**Task goal**
Return all lines with the word "this" in them.

**Data for processing**
++++++++++
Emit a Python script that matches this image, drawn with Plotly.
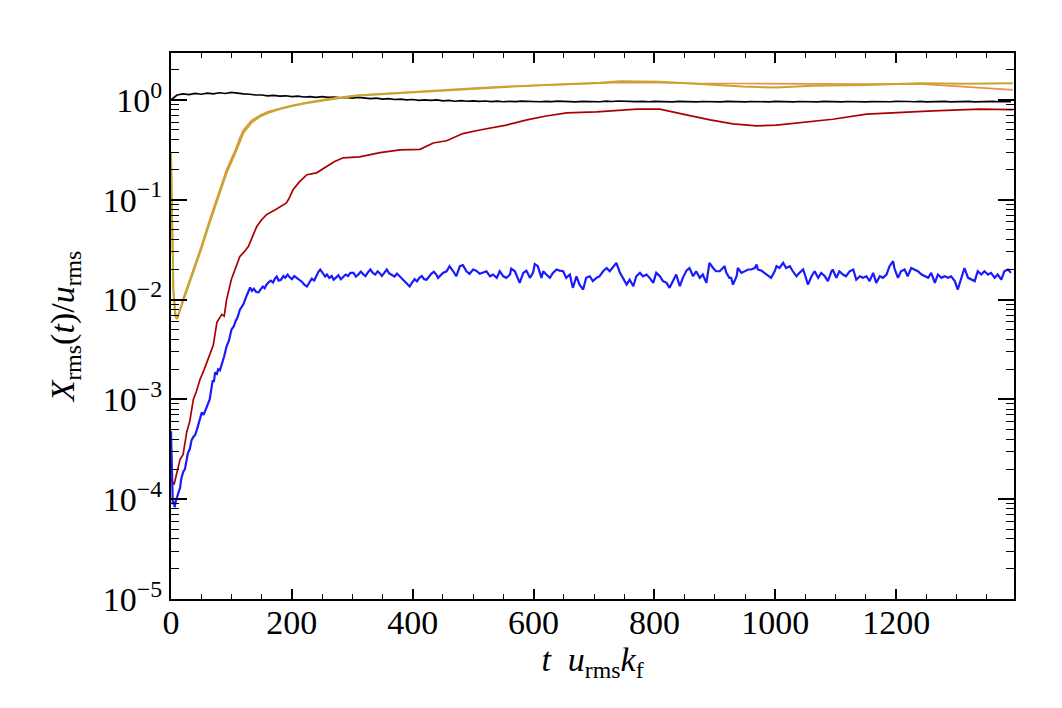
++++++++++
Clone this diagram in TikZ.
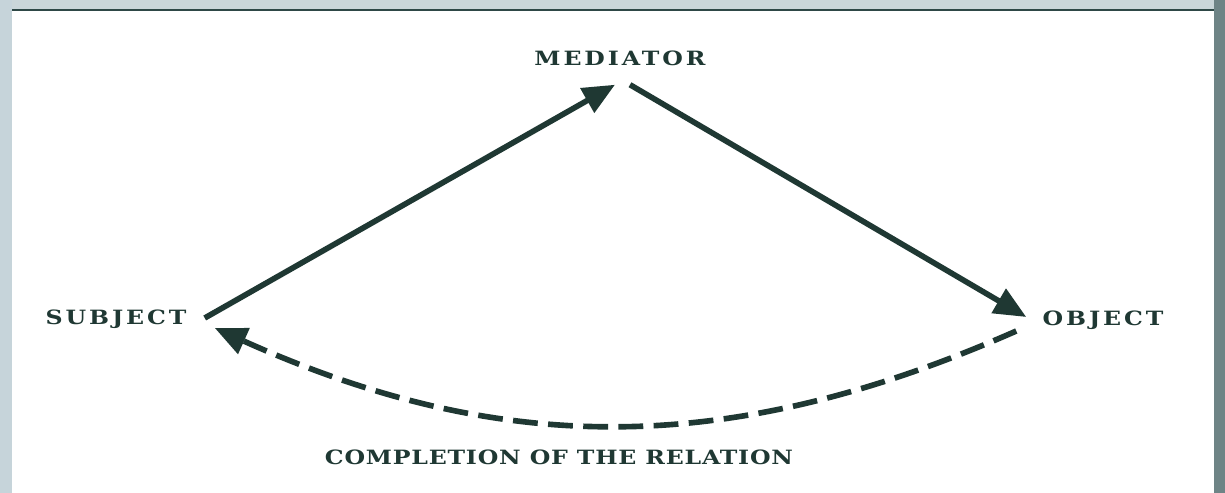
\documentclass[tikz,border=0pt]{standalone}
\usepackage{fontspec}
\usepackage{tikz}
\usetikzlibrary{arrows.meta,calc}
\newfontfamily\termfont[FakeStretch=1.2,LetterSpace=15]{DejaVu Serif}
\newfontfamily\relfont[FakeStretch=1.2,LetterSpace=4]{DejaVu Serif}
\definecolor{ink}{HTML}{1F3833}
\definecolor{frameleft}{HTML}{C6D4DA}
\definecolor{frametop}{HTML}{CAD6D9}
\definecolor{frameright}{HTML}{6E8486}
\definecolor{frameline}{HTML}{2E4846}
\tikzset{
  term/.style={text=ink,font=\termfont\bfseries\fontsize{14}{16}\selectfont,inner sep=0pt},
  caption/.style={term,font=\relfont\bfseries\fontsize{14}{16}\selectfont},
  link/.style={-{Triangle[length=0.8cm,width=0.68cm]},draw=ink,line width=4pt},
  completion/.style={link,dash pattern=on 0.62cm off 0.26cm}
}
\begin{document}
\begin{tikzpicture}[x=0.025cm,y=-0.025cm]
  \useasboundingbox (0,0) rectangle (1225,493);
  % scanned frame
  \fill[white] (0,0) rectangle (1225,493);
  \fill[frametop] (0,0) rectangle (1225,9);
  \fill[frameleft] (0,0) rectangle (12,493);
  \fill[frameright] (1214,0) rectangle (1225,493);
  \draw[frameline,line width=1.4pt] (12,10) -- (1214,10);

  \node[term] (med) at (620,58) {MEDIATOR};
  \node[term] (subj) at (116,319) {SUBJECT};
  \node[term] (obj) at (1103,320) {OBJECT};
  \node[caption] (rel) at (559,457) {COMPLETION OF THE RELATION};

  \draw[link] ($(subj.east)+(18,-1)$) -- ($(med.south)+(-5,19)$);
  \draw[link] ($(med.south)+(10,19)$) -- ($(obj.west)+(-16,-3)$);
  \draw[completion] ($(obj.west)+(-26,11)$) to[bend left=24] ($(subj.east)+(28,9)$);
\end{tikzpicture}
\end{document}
++++++++++
**Complete output**
Emit a Python script that matches this image, drawn with Plotly.
Clone this diagram in TikZ.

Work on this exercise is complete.